____ PROVIDED ENTRIES
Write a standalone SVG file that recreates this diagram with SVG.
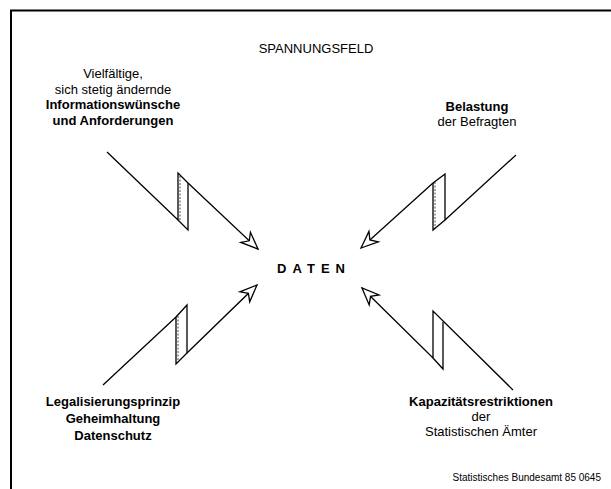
<svg xmlns="http://www.w3.org/2000/svg" width="611" height="489" viewBox="0 0 611 489">
<style>
text{font-family:"Liberation Sans",Arial,sans-serif;font-size:13px;fill:#000;text-anchor:middle}
.b{font-weight:bold}
.bolt{fill:none;stroke:#000;stroke-width:1.3;stroke-linejoin:miter}
.shade{fill:none;stroke:#000;stroke-width:0.7;stroke-dasharray:2 1.5}
.frame{stroke:#000;stroke-width:2;fill:none}
</style>
<defs>
<marker id="head" markerUnits="userSpaceOnUse" markerWidth="22" markerHeight="18" refX="19" refY="9" orient="auto" overflow="visible">
<path d="M19,9 L2,2 L7,9 L2,16 Z" fill="#fff" stroke="#000" stroke-width="1.3" stroke-linejoin="miter"/>
</marker>
</defs>
<rect width="611" height="489" fill="#fff"/>
<path class="frame" d="M11,489 L11,10.5 L611,10.5"/>
<g id="title"><text x="316" y="53">SPANNUNGSFELD</text></g>
<g id="node-informationswuensche">
<text x="113" y="78">Vielfältige,</text>
<text x="113" y="93.5">sich stetig ändernde</text>
<text class="b" x="113" y="109">Informationswünsche</text>
<text class="b" x="113" y="124.5">und Anforderungen</text>
</g>
<g id="node-belastung">
<text class="b" x="477" y="111">Belastung</text>
<text x="477" y="126">der Befragten</text>
</g>
<g id="node-daten"><text class="b" x="311" y="273" textLength="68" lengthAdjust="spacing">DATEN</text></g>
<g id="node-legalisierung">
<text class="b" x="113" y="406">Legalisierungsprinzip</text>
<text class="b" x="113" y="423">Geheimhaltung</text>
<text class="b" x="113" y="440">Datenschutz</text>
</g>
<g id="node-kapazitaet">
<text class="b" x="481" y="406">Kapazitätsrestriktionen</text>
<text x="481" y="421">der</text>
<text x="481" y="436">Statistischen Ämter</text>
</g>
<g id="footer"><text x="601" y="481" style="text-anchor:end;font-size:10px">Statistisches Bundesamt 85 0645</text></g>
<g id="connectors">
<path class="bolt" d="M107,152 L178,220 L178,173 L188,183 L258,249" marker-end="url(#head)"/>
<path class="bolt" d="M178,220 L188,230 L188,183"/>
<path class="shade" d="M180,176 L180,221"/>
<path class="bolt" d="M516,155 L445,220 L445,174 L433,183 L361,248" marker-end="url(#head)"/>
<path class="bolt" d="M445,220 L433,230 L433,183"/>
<path class="shade" d="M435,182 L435,228"/>
<path class="bolt" d="M103,385 L176,317 L176,364 L187,353 L257,285" marker-end="url(#head)"/>
<path class="bolt" d="M176,317 L187,305 L187,353"/>
<path class="shade" d="M178,316 L178,362"/>
<path class="bolt" d="M513,390 L433,311 L433,358 L362,288" marker-end="url(#head)"/>
<path class="bolt" d="M443,322 L443,369 L433,358"/>
</g>
</svg>
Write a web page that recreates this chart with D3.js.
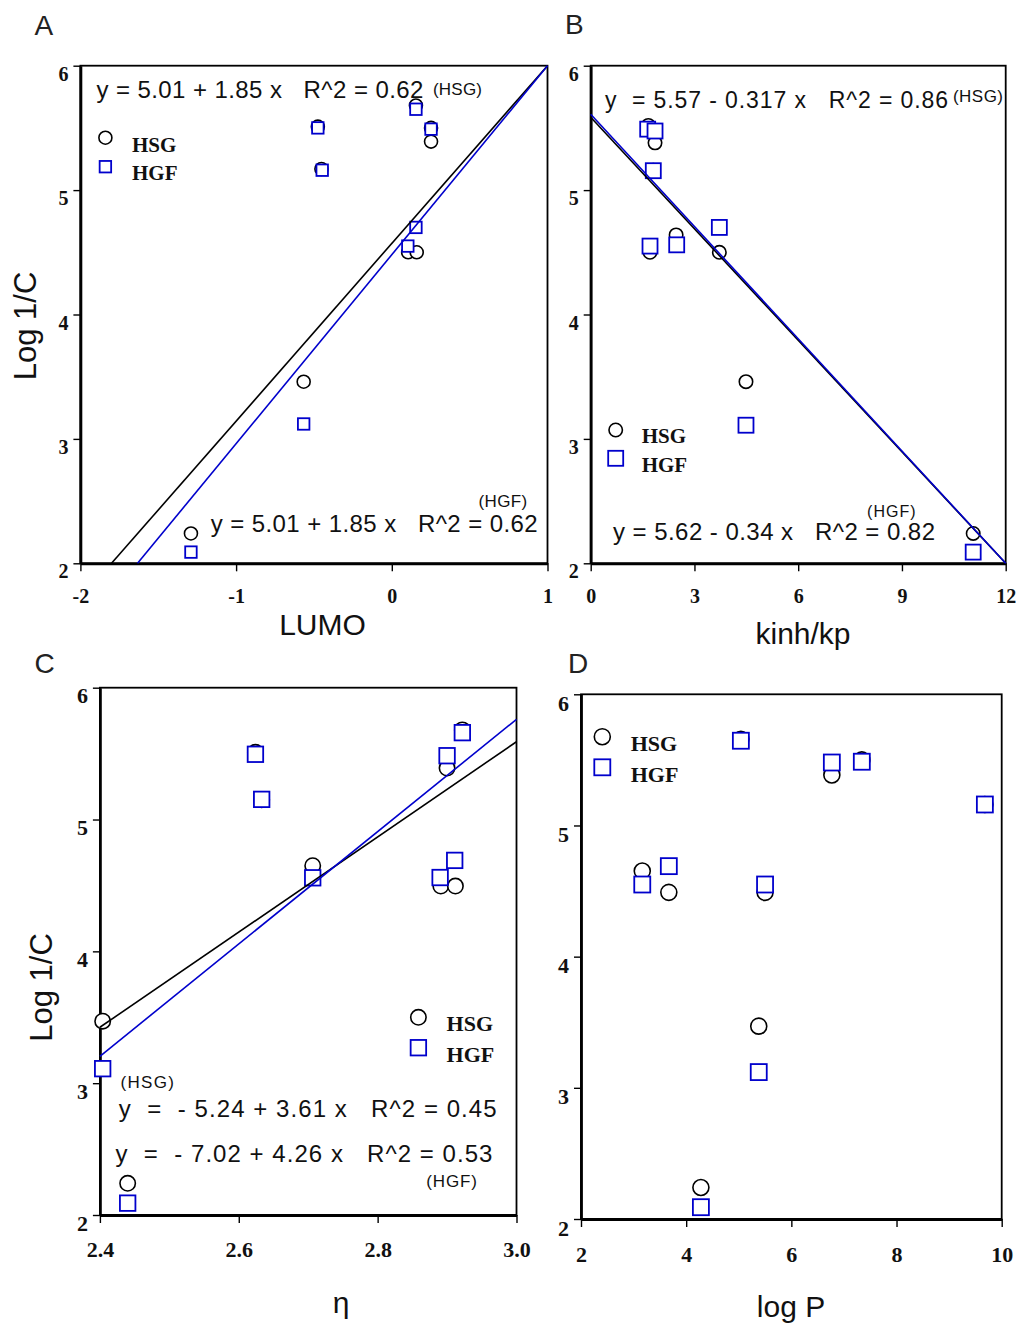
<!DOCTYPE html>
<html><head><meta charset="utf-8">
<script src="https://cdn.jsdelivr.net/npm/d3@7"></script>
<style>body{margin:0;background:#fff} svg{display:block}</style>
</head><body>
<svg id="c" width="1016" height="1325"></svg>
<script>
// ---------- DATA ----------
const yTicks = [2, 3, 4, 5, 6];
const yTickLabels = ["2", "3", "4", "5", "6"];

// Panel A : LUMO
const xTicksA = [-2, -1, 0, 1];
const xTickLabelsA = ["-2", "-1", "0", "1"];
const A_hsg_x = [-0.475, -0.452, 0.155, 0.252, 0.252, 0.105, 0.160, -0.566, -1.29];
const A_hsg_y = [5.51, 5.17, 5.68, 5.50, 5.39, 4.50, 4.50, 3.46, 2.24];
const A_hgf_x = [-0.475, -0.447, 0.155, 0.252, 0.155, 0.103, -0.566, -1.29];
const A_hgf_y = [5.50, 5.16, 5.65, 5.49, 4.70, 4.55, 3.12, 2.09];
const A_hsg_line = [[-1.80, 2], [1, 6]];
const A_hgf_line = [[-1.633, 2], [1, 6]];

// Panel B : kinh/kp
const xTicksB = [0, 3, 6, 9, 12];
const xTickLabelsB = ["0", "3", "6", "9", "12"];
const B_hsg_x = [1.667, 1.86, 1.81, 1.715, 2.47, 3.72, 4.49, 11.06];
const B_hsg_y = [5.52, 5.38, 5.16, 4.50, 4.64, 4.50, 3.46, 2.24];
const B_hgf_x = [1.648, 1.86, 1.81, 1.715, 2.487, 3.72, 4.49, 11.06];
const B_hgf_y = [5.49, 5.475, 5.156, 4.55, 4.56, 4.70, 3.11, 2.09];
const B_hsg_line = [[0, 5.585], [12, 2]];
const B_hgf_line = [[0, 5.61], [12, 2]];

// Panel C : eta
const xTicksC = [2.4, 2.6, 2.8, 3.0];
const xTickLabelsC = ["2.4", "2.6", "2.8", "3.0"];
const C_hsg_x = [2.624, 2.633, 2.7065, 2.90, 2.922, 2.891, 2.912, 2.404, 2.44];
const C_hsg_y = [5.51, 5.15, 4.65, 5.39, 5.68, 4.495, 4.495, 3.47, 2.24];
const C_hgf_x = [2.624, 2.633, 2.7065, 2.90, 2.922, 2.89, 2.911, 2.404, 2.44];
const C_hgf_y = [5.495, 5.153, 4.558, 5.484, 5.659, 4.56, 4.69, 3.11, 2.09];
const C_hsg_fit = [-5.24, 3.61];   // intercept, slope
const C_hgf_fit = [-7.02, 4.26];
const C_fit_range = [2.4, 3.0];

// Panel D : log P
const xTicksD = [2, 4, 6, 8, 10];
const xTickLabelsD = ["2", "4", "6", "8", "10"];
const D_x = [3.165, 3.67, 5.04, 5.50, 6.77, 7.34, 9.68, 5.38, 4.28];
const D_hsg_y = [4.653, 4.49, 5.657, 4.49, 5.385, 5.50, 5.16, 3.47, 2.24];
const D_hgf_y = [4.55, 4.69, 5.646, 4.55, 5.48, 5.486, 5.16, 3.12, 2.09];

// ---------- DRAWING ----------
const svg = d3.select("#c");
const SANS = "'Liberation Sans', Arial, sans-serif";
const SERIF = "'Liberation Serif', 'Times New Roman', serif";
const BLUE = "#0000cc";

function txt(x, y, s, size, opts = {}) {
  const t = svg.append("text").attr("x", x).attr("y", y).text(s)
    .attr("font-family", opts.family || SANS).attr("font-size", size)
    .attr("fill", opts.fill || "#111").style("white-space", "pre");
  if (opts.weight) t.attr("font-weight", opts.weight);
  if (opts.anchor) t.attr("text-anchor", opts.anchor);
  if (opts.len) t.attr("textLength", opts.len).attr("lengthAdjust", "spacing");
  if (opts.rotate) t.attr("transform", `rotate(-90,${x},${y})`);
  return t;
}

function panel(cfg) {
  const x = d3.scaleLinear().domain(cfg.xDomain).range([cfg.left, cfg.right]);
  const y = d3.scaleLinear().domain([2, 6]).range([cfg.bottom, cfg.top]);
  const g = svg.append("g");

  g.append("rect").attr("x", cfg.left).attr("y", cfg.top)
    .attr("width", cfg.right - cfg.left).attr("height", cfg.bottom - cfg.top)
    .attr("fill", "none").attr("stroke", "#000").attr("stroke-width", 1.8);

  const ya = d3.axisLeft(y).tickValues(yTicks).tickSize(7).tickSizeOuter(0)
    .tickFormat((d, i) => yTickLabels[i]);
  const yg = g.append("g").attr("transform", `translate(${cfg.left},0)`).call(ya);
  yg.select(".domain").attr("stroke-width", 2.8);
  yg.selectAll(".tick line").attr("stroke-width", 1.4);
  yg.selectAll(".tick text").attr("font-family", SERIF).attr("font-weight", "bold")
    .attr("font-size", cfg.tickFont).attr("fill", "#111")
    .attr("dy", null).attr("y", cfg.yLabDy).attr("x", -12);

  const xa = d3.axisBottom(x).tickValues(cfg.xTicks).tickSize(8).tickSizeOuter(0)
    .tickFormat((d, i) => cfg.xLabels[i]);
  const xg = g.append("g").attr("transform", `translate(0,${cfg.bottom})`).call(xa);
  xg.select(".domain").attr("stroke-width", 2.8);
  xg.selectAll(".tick line").attr("stroke-width", 1.4);
  xg.selectAll(".tick text").attr("font-family", SERIF).attr("font-weight", "bold")
    .attr("font-size", cfg.tickFont).attr("fill", "#111")
    .attr("dy", null).attr("y", cfg.xLabDy);
  g.selectAll(".domain").attr("stroke", "#000");

  // markers: circles (HSG) then squares (HGF)
  const r = cfg.r, s = cfg.sq;
  g.selectAll("circle.hsg").data(d3.range(cfg.hsgX.length)).join("circle")
    .attr("cx", i => x(cfg.hsgX[i])).attr("cy", i => y(cfg.hsgY[i])).attr("r", r)
    .attr("fill", "#fff").attr("stroke", "#000").attr("stroke-width", 1.6);
  g.selectAll("rect.hgf").data(d3.range(cfg.hgfX.length)).join("rect")
    .attr("x", i => x(cfg.hgfX[i]) - s / 2).attr("y", i => y(cfg.hgfY[i]) - s / 2)
    .attr("width", s).attr("height", s)
    .attr("fill", "#fff").attr("stroke", BLUE).attr("stroke-width", 1.8);

  // regression lines
  const line = d3.line().x(d => x(d[0])).y(d => y(d[1]));
  if (cfg.hsgLine) g.append("path").attr("d", line(cfg.hsgLine)).attr("fill", "none")
    .attr("stroke", "#000").attr("stroke-width", 1.6);
  if (cfg.hgfLine) g.append("path").attr("d", line(cfg.hgfLine)).attr("fill", "none")
    .attr("stroke", BLUE).attr("stroke-width", 1.6);

  // legend
  const L = cfg.legend;
  g.append("circle").attr("cx", L.x).attr("cy", L.cy1).attr("r", r)
    .attr("fill", "#fff").attr("stroke", "#000").attr("stroke-width", 1.6);
  g.append("rect").attr("x", L.x - s / 2).attr("y", L.cy2 - s / 2).attr("width", s).attr("height", s)
    .attr("fill", "#fff").attr("stroke", BLUE).attr("stroke-width", 1.8);
  txt(L.tx, L.b1, "HSG", L.font, { family: SERIF, weight: "bold" });
  txt(L.tx, L.b2, "HGF", L.font, { family: SERIF, weight: "bold" });
}

const fitPts = (f) => C_fit_range.map(v => [v, f[0] + f[1] * v]);

panel({ xDomain: [-2, 1], left: 80.4, right: 547.5, top: 65.7, bottom: 563.3,
  xTicks: xTicksA, xLabels: xTickLabelsA, tickFont: 20, yLabDy: 14.5, xLabDy: 40,
  hsgX: A_hsg_x, hsgY: A_hsg_y, hgfX: A_hgf_x, hgfY: A_hgf_y, r: 6.5, sq: 11.5,
  hsgLine: A_hsg_line, hgfLine: A_hgf_line,
  legend: { x: 105.4, cy1: 137.7, cy2: 166.7, tx: 132, b1: 151.7, b2: 180, font: 21 } });

panel({ xDomain: [0, 12], left: 590.7, right: 1005.7, top: 65.7, bottom: 563.3,
  xTicks: xTicksB, xLabels: xTickLabelsB, tickFont: 20, yLabDy: 14.5, xLabDy: 40,
  hsgX: B_hsg_x, hsgY: B_hsg_y, hgfX: B_hgf_x, hgfY: B_hgf_y, r: 6.7, sq: 15,
  hsgLine: B_hsg_line, hgfLine: B_hgf_line,
  legend: { x: 615.7, cy1: 430, cy2: 458.3, tx: 641.7, b1: 442.7, b2: 471.7, font: 21 } });

panel({ xDomain: [2.4, 3.0], left: 99.9, right: 516.5, top: 687.7, bottom: 1215,
  xTicks: xTicksC, xLabels: xTickLabelsC, tickFont: 22, yLabDy: 15, xLabDy: 42,
  hsgX: C_hsg_x, hsgY: C_hsg_y, hgfX: C_hgf_x, hgfY: C_hgf_y, r: 7.7, sq: 15.5,
  hsgLine: fitPts(C_hsg_fit), hgfLine: fitPts(C_hgf_fit),
  legend: { x: 418.4, cy1: 1017.3, cy2: 1047.7, tx: 446.6, b1: 1030.7, b2: 1061.7, font: 22 } });

panel({ xDomain: [2, 10], left: 581, right: 1001.7, top: 694.3, bottom: 1219,
  xTicks: xTicksD, xLabels: xTickLabelsD, tickFont: 22, yLabDy: 16, xLabDy: 43,
  hsgX: D_x, hsgY: D_hsg_y, hgfX: D_x, hgfY: D_hgf_y, r: 8, sq: 16,
  legend: { x: 602.3, cy1: 736.7, cy2: 767.3, tx: 630.7, b1: 750.7, b2: 781.7, font: 22 } });

// panel letters
txt(34.6, 35, "A", 28, { fill: "#222" });
txt(565, 33.5, "B", 28, { fill: "#222" });
txt(34.4, 673, "C", 28, { fill: "#222" });
txt(568, 673, "D", 28, { fill: "#222" });

// axis titles
txt(322.5, 635, "LUMO", 30, { anchor: "middle" });
txt(803, 644, "kinh/kp", 30, { anchor: "middle" });
txt(341, 1313, "η", 30, { anchor: "middle" });
txt(791, 1317, "log P", 30, { anchor: "middle" });
txt(36, 326, "Log 1/C", 31, { anchor: "middle", rotate: true });
txt(52, 987.5, "Log 1/C", 31, { anchor: "middle", rotate: true });

// equations
txt(96.4, 98, "y = 5.01 + 1.85 x   R^2 = 0.62", 24, { len: 327 });
txt(433, 95, "(HSG)", 17, { len: 49 });
txt(478.6, 506.7, "(HGF)", 17, { len: 48.5 });
txt(210.7, 531.7, "y = 5.01 + 1.85 x   R^2 = 0.62", 24, { len: 327 });

txt(605, 108.3, "y  = 5.57 - 0.317 x   R^2 = 0.86", 23, { len: 343 });
txt(953, 101.7, "(HSG)", 17, { len: 50 });
txt(867, 516.7, "(HGF)", 16, { len: 48.7 });
txt(613, 540, "y = 5.62 - 0.34 x   R^2 = 0.82", 24, { len: 322 });

txt(120.5, 1088.3, "(HSG)", 17, { len: 53.5 });
txt(118.8, 1116.7, "y  =  - 5.24 + 3.61 x   R^2 = 0.45", 24, { len: 377.8 });
txt(115.4, 1161.7, "y  =  - 7.02 + 4.26 x   R^2 = 0.53", 24, { len: 377 });
txt(426.3, 1186.7, "(HGF)", 17, { len: 50.7 });
</script>
</body></html>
________
#### OBJECTIVE
In the entries above, identify each line that includes the string "recreates", then copy it.

#### FINISHED ANSWER
Write a standalone SVG file that recreates this diagram with SVG.
Write a web page that recreates this chart with D3.js.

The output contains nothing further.